Junger provides fascinating views of the nature of the warriors with whom he lived. They worked as a unit, understanding that war “…is about winning, which means killing the enemy in the most unequal terms possible.” A unit in combat must fight using a type of choreography, which “requires that each man make decisions based not on what’s best for him, but what’s best for the group. If everyone does that, most of the group survives. If no one does, most of the group dies. That, in essence, is combat.” Many of the soldiers found that combat brought about an addictive adrenaline rush while building an “insanely compelling” desire to “defend the tribe.” “Collective defense can be so compelling-so addictive…–that eventually it becomes the rationale for why the group exists in the first place.”
One of the great ironies that Junger discovered in follow-up visits with discharged soldiers was that they actually missed what should have been the worst experience of their lives. They missed living in an environment “where everything is important and nothing is taken for granted…where human relations are entirely governed by whether you can trust the other person with your life.”

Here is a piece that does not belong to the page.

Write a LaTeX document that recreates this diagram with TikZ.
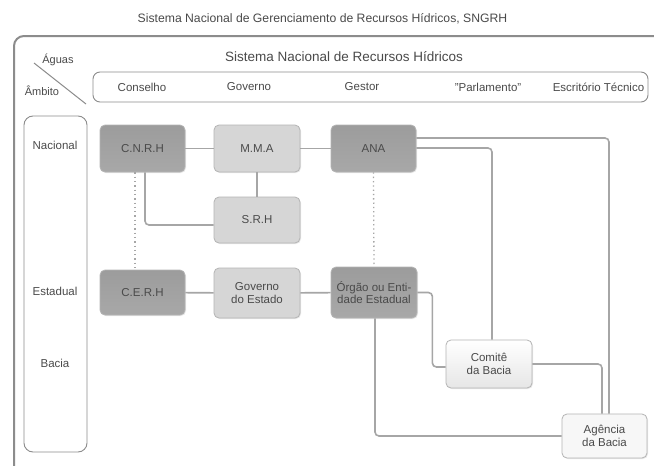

Junger’s work sheds light on the world in which a Sergeant Giunta could emerge as a hero claiming that he was just an ordinary soldier. He had fought in a world where “…the willingness to die for another person is a form of love that even religions fail to inspire, and the experience of it changes a person profoundly.” The author witnessed a world in which the platoon was the soldier’s faith, “…a greater cause that, if you focused on it entirely, made your fears go away…As a soldier , the thing you were most scared of was failing your brothers when they needed you, and compared to that, dying was easy. Dying was over with. Cowardice lingered forever.”
Ted Odenwald and his wife, Shirley have lived in Oakland for 40 years. He taught HS English at Glen Rock High School for all of those years plus one more. Now he is enjoying time spent with his family, singing in the North Jersey Chorus and quenching his wanderlust. Ted is also the Worship Leader at the Ramapo Valley Baptist Church in Oakland.